As well as this, temperature trends are just one piece of evidence for climate change. The NOAA state of the climate report, published last month, notes that dozens of other observations indicate that climate is changing, including ice loss from glaciers and ice caps, changes in snow cover, decreasing stratospheric temperatures, shrinking Arctic sea ice, rising sea levels and increased ocean heat content. Temperature rise is one important part of a larger web of evidence.

Suggesting that Hadley Centre data shows that the Earth’s temperature hasn’t changed over the last decade is also incorrect on a number of levels – not least because global temperature have varied over the last decade in response to a number of natural cycles, including the El Niño southern oscillation and the eleven year solar cycle.

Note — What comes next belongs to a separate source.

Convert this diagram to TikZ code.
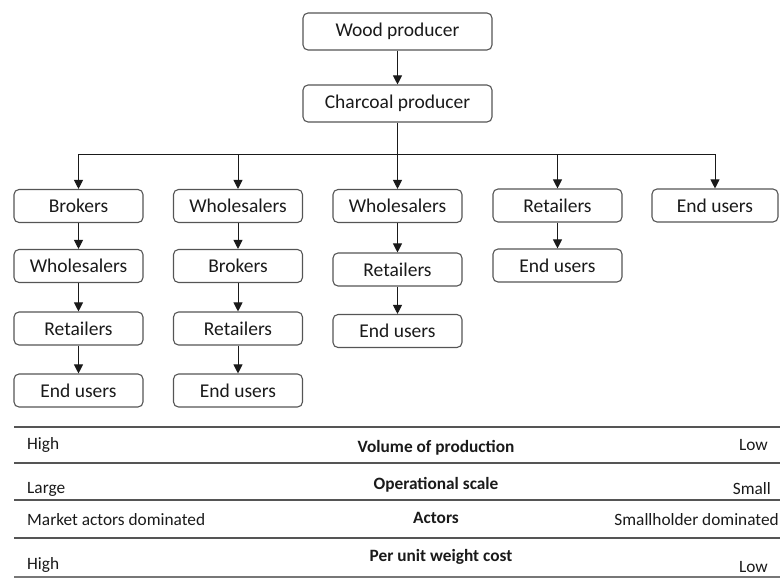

But Ms Widdecombe is likely referencing another familiar sceptic claim that ‘global warming has stopped in the past decade’, an argument which ignores the evidence compiled by NOAA and considers only the Hadley centre’s temperature data. It’s worth quoting Professor Phil Jones, who works on the data, explaining why this argument is invalid, with the final point about considering temperatures over a longer time period probably the most important:

“The trend over the period 1995-2009 was significant at the 90% level, but wasn’t significant at the standard 95% level that people use,” Professor Jones told BBC News.

“Basically what’s changed is one more year [of data]. That period 1995-2009 was just 15 years – and because of the uncertainty in estimating trends over short periods, an extra year has made that trend significant at the 95% level which is the traditional threshold that statisticians have used for many years.

“It just shows the difficulty of achieving significance with a short time series, and that’s why longer series – 20 or 30 years – would be a much better way of estimating trends and getting significance on a consistent basis.”

In summary, Ms Widdecombe’s views on climate – presented in the Express as comment – are inaccurate and misleading. If the Press Complaints Commission required columnists to stand up the facts in their comment pieces, ( they don’t), and if the Express was covered by the PCC, ( it withdrew earlier in the year), this piece would be worthy of a PCC complaint.

Anyway, the article does demonstrate quite neatly why we fund scientists to research these issues, rather than relying exclusively on the efforts of columnists.